▶ Directions
Skip the images. Copy the records exactly as written.
╭──
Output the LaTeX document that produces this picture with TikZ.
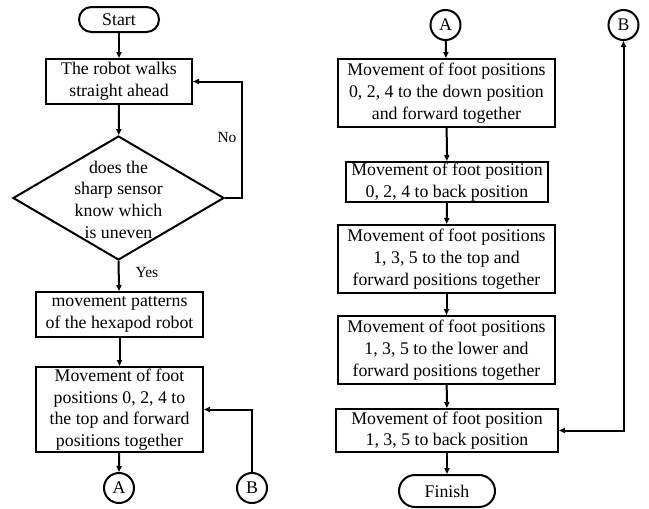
\documentclass[tikz,border=0pt]{standalone}
\usepackage{fontspec}
\setmainfont{Liberation Serif}
\usetikzlibrary{arrows.meta,shapes.geometric}
\begin{document}
\begin{tikzpicture}[x=1pt,y=-1pt,
  every node/.style={font=\fontsize{17.8}{21.7}\selectfont},
  box/.style={draw, line width=2pt, align=center, inner sep=0pt},
  term/.style={draw, line width=2pt, inner sep=0pt},
  conn/.style={draw, circle, line width=2pt, inner sep=0pt, minimum size=30pt},
  arr/.style={line width=2pt, -{Triangle[length=6pt,width=5pt]}},
  arrb/.style={line width=2pt, {Triangle[length=6pt,width=5pt]}-{Triangle[length=6pt,width=5pt]}},
  lbl/.style={font=\fontsize{15.5}{18}\selectfont, inner sep=0pt}
]
\useasboundingbox (0,0) rectangle (649,509);
% left column
\node[term, rounded corners=12.5pt, minimum width=80pt, minimum height=25pt] (start) at (119,19.5) {Start};
\node[box, minimum width=146pt, minimum height=45pt] (b1) at (119,81.5) {The robot walks\\straight ahead};
\node[draw, diamond, line width=2pt, minimum width=211pt, minimum height=124pt, inner sep=0pt] (dec) at (118.5,198) {};
\node[align=center, inner sep=0pt] (dect) at (118.5,199.5) {does the\\sharp sensor\\know which\\is uneven};
\node[box, minimum width=167pt, minimum height=45pt] (b3) at (119.5,314.5) {movement patterns\\of the hexapod robot};
\node[box, minimum width=167pt, minimum height=85pt] (b4) at (119.5,409.5) {Movement of foot\\positions 0, 2, 4 to\\the top and forward\\positions together};
\node[conn] (ca) at (119,488) {A};
\node[conn] (cb) at (252,488) {B};
\coordinate (nr) at (242,198);
\node[lbl] (no) at (227,137) {No};
\node[lbl] (yes) at (147,272) {Yes};

\draw[arr] (start) -- (b1);
\draw[arr] (b1) -- (dec);
\draw[arr] (dec.east) -- (nr) |- (b1.east);
\draw[arr] (dec.south) -- (b3);
\draw[arr] (b3) -- (b4);
\draw[arr] (b4) -- (ca);
\draw[arr] (cb.north) |- (b4.east);

% right column
\node[conn] (ra) at (445.5,25) {A};
\node[conn] (rb) at (623.5,25) {B};
\node[box, minimum width=217pt, minimum height=68pt] (r1) at (446.5,93) {Movement of foot positions\\0, 2, 4 to the down position\\and forward together};
\node[box, minimum width=202pt, minimum height=40pt] (r2) at (447,182) {Movement of foot position\\0, 2, 4 to back position};
\node[box, minimum width=217pt, minimum height=68pt] (r3) at (446.5,259) {Movement of foot positions\\1, 3, 5 to the top and\\forward positions together};
\node[box, minimum width=217pt, minimum height=68pt] (r4) at (446.5,350) {Movement of foot positions\\1, 3, 5 to the lower and\\forward positions together};
\node[box, minimum width=222pt, minimum height=43pt] (r5) at (447,430.5) {Movement of foot position\\1, 3, 5 to back position};
\node[term, rounded corners=16pt, minimum width=96pt, minimum height=32pt] (fin) at (447,491) {Finish};

\draw[arr] (ra) -- (r1);
\draw[arr] (r1) -- (r2);
\draw[arr] (r2) -- (r3);
\draw[arr] (r3) -- (r4);
\draw[arr] (r4) -- (r5);
\draw[arr] (r5) -- (fin);
\draw[arrb] (rb.south) |- (r5.east);
\end{tikzpicture}
\end{document}
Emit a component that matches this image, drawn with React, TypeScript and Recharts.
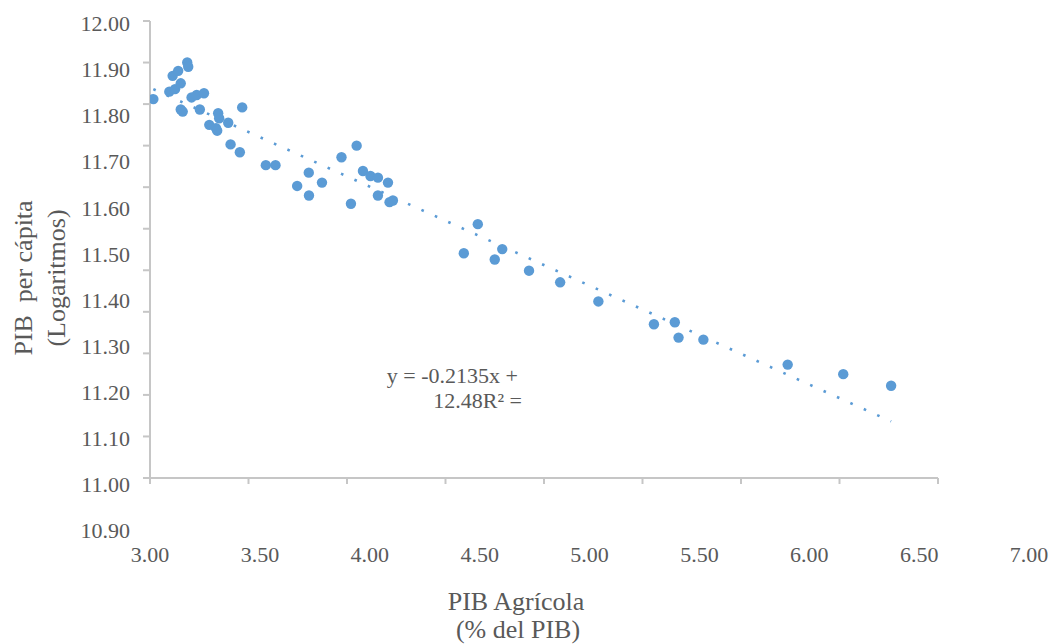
╰──
▶ Response for this exercise
Output the LaTeX document that produces this picture with TikZ.
\documentclass[tikz,border=0pt]{standalone}
\usepackage{fontspec}
\setmainfont{Liberation Serif}
\usetikzlibrary{arrows.meta,shapes.geometric}
\begin{document}
\begin{tikzpicture}[x=1pt,y=-1pt,
  every node/.style={font=\fontsize{17.8}{21.7}\selectfont},
  box/.style={draw, line width=2pt, align=center, inner sep=0pt},
  term/.style={draw, line width=2pt, inner sep=0pt},
  conn/.style={draw, circle, line width=2pt, inner sep=0pt, minimum size=30pt},
  arr/.style={line width=2pt, -{Triangle[length=6pt,width=5pt]}},
  arrb/.style={line width=2pt, {Triangle[length=6pt,width=5pt]}-{Triangle[length=6pt,width=5pt]}},
  lbl/.style={font=\fontsize{15.5}{18}\selectfont, inner sep=0pt}
]
\useasboundingbox (0,0) rectangle (649,509);
% left column
\node[term, rounded corners=12.5pt, minimum width=80pt, minimum height=25pt] (start) at (119,19.5) {Start};
\node[box, minimum width=146pt, minimum height=45pt] (b1) at (119,81.5) {The robot walks\\straight ahead};
\node[draw, diamond, line width=2pt, minimum width=211pt, minimum height=124pt, inner sep=0pt] (dec) at (118.5,198) {};
\node[align=center, inner sep=0pt] (dect) at (118.5,199.5) {does the\\sharp sensor\\know which\\is uneven};
\node[box, minimum width=167pt, minimum height=45pt] (b3) at (119.5,314.5) {movement patterns\\of the hexapod robot};
\node[box, minimum width=167pt, minimum height=85pt] (b4) at (119.5,409.5) {Movement of foot\\positions 0, 2, 4 to\\the top and forward\\positions together};
\node[conn] (ca) at (119,488) {A};
\node[conn] (cb) at (252,488) {B};
\coordinate (nr) at (242,198);
\node[lbl] (no) at (227,137) {No};
\node[lbl] (yes) at (147,272) {Yes};

\draw[arr] (start) -- (b1);
\draw[arr] (b1) -- (dec);
\draw[arr] (dec.east) -- (nr) |- (b1.east);
\draw[arr] (dec.south) -- (b3);
\draw[arr] (b3) -- (b4);
\draw[arr] (b4) -- (ca);
\draw[arr] (cb.north) |- (b4.east);

% right column
\node[conn] (ra) at (445.5,25) {A};
\node[conn] (rb) at (623.5,25) {B};
\node[box, minimum width=217pt, minimum height=68pt] (r1) at (446.5,93) {Movement of foot positions\\0, 2, 4 to the down position\\and forward together};
\node[box, minimum width=202pt, minimum height=40pt] (r2) at (447,182) {Movement of foot position\\0, 2, 4 to back position};
\node[box, minimum width=217pt, minimum height=68pt] (r3) at (446.5,259) {Movement of foot positions\\1, 3, 5 to the top and\\forward positions together};
\node[box, minimum width=217pt, minimum height=68pt] (r4) at (446.5,350) {Movement of foot positions\\1, 3, 5 to the lower and\\forward positions together};
\node[box, minimum width=222pt, minimum height=43pt] (r5) at (447,430.5) {Movement of foot position\\1, 3, 5 to back position};
\node[term, rounded corners=16pt, minimum width=96pt, minimum height=32pt] (fin) at (447,491) {Finish};

\draw[arr] (ra) -- (r1);
\draw[arr] (r1) -- (r2);
\draw[arr] (r2) -- (r3);
\draw[arr] (r3) -- (r4);
\draw[arr] (r4) -- (r5);
\draw[arr] (r5) -- (fin);
\draw[arrb] (rb.south) |- (r5.east);
\end{tikzpicture}
\end{document}
Emit a component that matches this image, drawn with React, TypeScript and Recharts.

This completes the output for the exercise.